**GIVEN INSTRUCTION**
Write out the full listing exactly as given, minus the images.

**COLLECTED MATERIAL**

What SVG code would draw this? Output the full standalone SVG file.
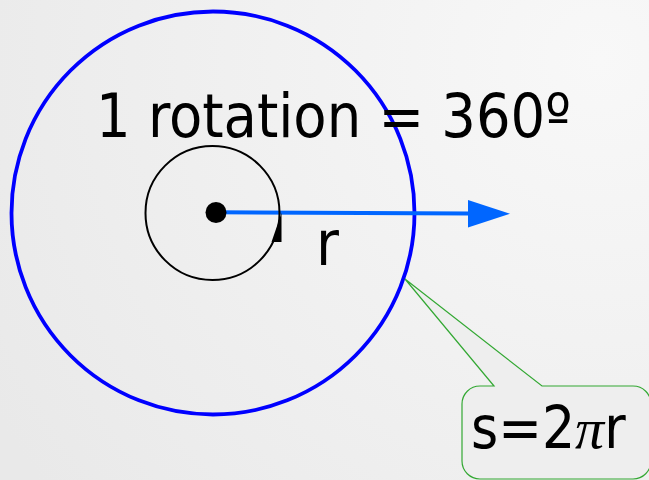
<svg xmlns="http://www.w3.org/2000/svg" width="649" height="480" viewBox="0 0 649 480">
  <defs>
    <radialGradient id="bg" cx="600" cy="60" r="700" gradientUnits="userSpaceOnUse">
      <stop offset="0" stop-color="#f8f8f8"/>
      <stop offset="1" stop-color="#e9e9e9"/>
    </radialGradient>
    <style>
      .lbl { font-family: "DejaVu Sans Condensed", "DejaVu Sans", sans-serif; font-stretch: condensed; fill: #000; }
      .sym { font-family: "Liberation Serif", serif; font-style: italic; }
    </style>
  </defs>
  <rect x="0" y="0" width="649" height="480" fill="url(#bg)"/>

  <g id="outer-circle">
    <circle cx="213" cy="213" r="201.5" fill="none" stroke="#0000ff" stroke-width="3.8"/>
  </g>

  <g id="title">
    <text class="lbl" x="96" y="137" font-size="60.5">1 rotation = 360º</text>
  </g>

  <g id="connectors">
    <line x1="216" y1="212.3" x2="470" y2="213.5" stroke="#0066ff" stroke-width="4"/>
    <polygon points="468,200 510,213.7 468,227.5" fill="#0066ff"/>
  </g>

  <g id="inner-circle">
    <circle cx="212.5" cy="213" r="67" fill="none" stroke="#000" stroke-width="2"/>
    <polygon points="281.5,213 271.5,242 281.5,242" fill="#000"/>
    <circle cx="216" cy="212.5" r="10.5" fill="#000"/>
  </g>

  <g id="radius-label">
    <text class="lbl" x="316" y="265" font-size="62">r</text>
  </g>

  <g id="callout">
    <path d="M 480 386 L 494 386 L 405 279 L 542 386 L 633 386 A 18 18 0 0 1 651 404 L 651 461 A 18 18 0 0 1 633 479 L 480 479 A 18 18 0 0 1 462 461 L 462 404 A 18 18 0 0 1 480 386 Z" fill="#eeeeee" stroke="#33a833" stroke-width="1.2"/>
    <text class="lbl" x="471" y="448" font-size="58">s=2<tspan class="sym">π</tspan>r</text>
  </g>
</svg>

**SOLVED EXERCISE**
What SVG code would draw this? Output the full standalone SVG file.
<svg xmlns="http://www.w3.org/2000/svg" width="649" height="480" viewBox="0 0 649 480">
  <defs>
    <radialGradient id="bg" cx="600" cy="60" r="700" gradientUnits="userSpaceOnUse">
      <stop offset="0" stop-color="#f8f8f8"/>
      <stop offset="1" stop-color="#e9e9e9"/>
    </radialGradient>
    <style>
      .lbl { font-family: "DejaVu Sans Condensed", "DejaVu Sans", sans-serif; font-stretch: condensed; fill: #000; }
      .sym { font-family: "Liberation Serif", serif; font-style: italic; }
    </style>
  </defs>
  <rect x="0" y="0" width="649" height="480" fill="url(#bg)"/>

  <g id="outer-circle">
    <circle cx="213" cy="213" r="201.5" fill="none" stroke="#0000ff" stroke-width="3.8"/>
  </g>

  <g id="title">
    <text class="lbl" x="96" y="137" font-size="60.5">1 rotation = 360º</text>
  </g>

  <g id="connectors">
    <line x1="216" y1="212.3" x2="470" y2="213.5" stroke="#0066ff" stroke-width="4"/>
    <polygon points="468,200 510,213.7 468,227.5" fill="#0066ff"/>
  </g>

  <g id="inner-circle">
    <circle cx="212.5" cy="213" r="67" fill="none" stroke="#000" stroke-width="2"/>
    <polygon points="281.5,213 271.5,242 281.5,242" fill="#000"/>
    <circle cx="216" cy="212.5" r="10.5" fill="#000"/>
  </g>

  <g id="radius-label">
    <text class="lbl" x="316" y="265" font-size="62">r</text>
  </g>

  <g id="callout">
    <path d="M 480 386 L 494 386 L 405 279 L 542 386 L 633 386 A 18 18 0 0 1 651 404 L 651 461 A 18 18 0 0 1 633 479 L 480 479 A 18 18 0 0 1 462 461 L 462 404 A 18 18 0 0 1 480 386 Z" fill="#eeeeee" stroke="#33a833" stroke-width="1.2"/>
    <text class="lbl" x="471" y="448" font-size="58">s=2<tspan class="sym">π</tspan>r</text>
  </g>
</svg>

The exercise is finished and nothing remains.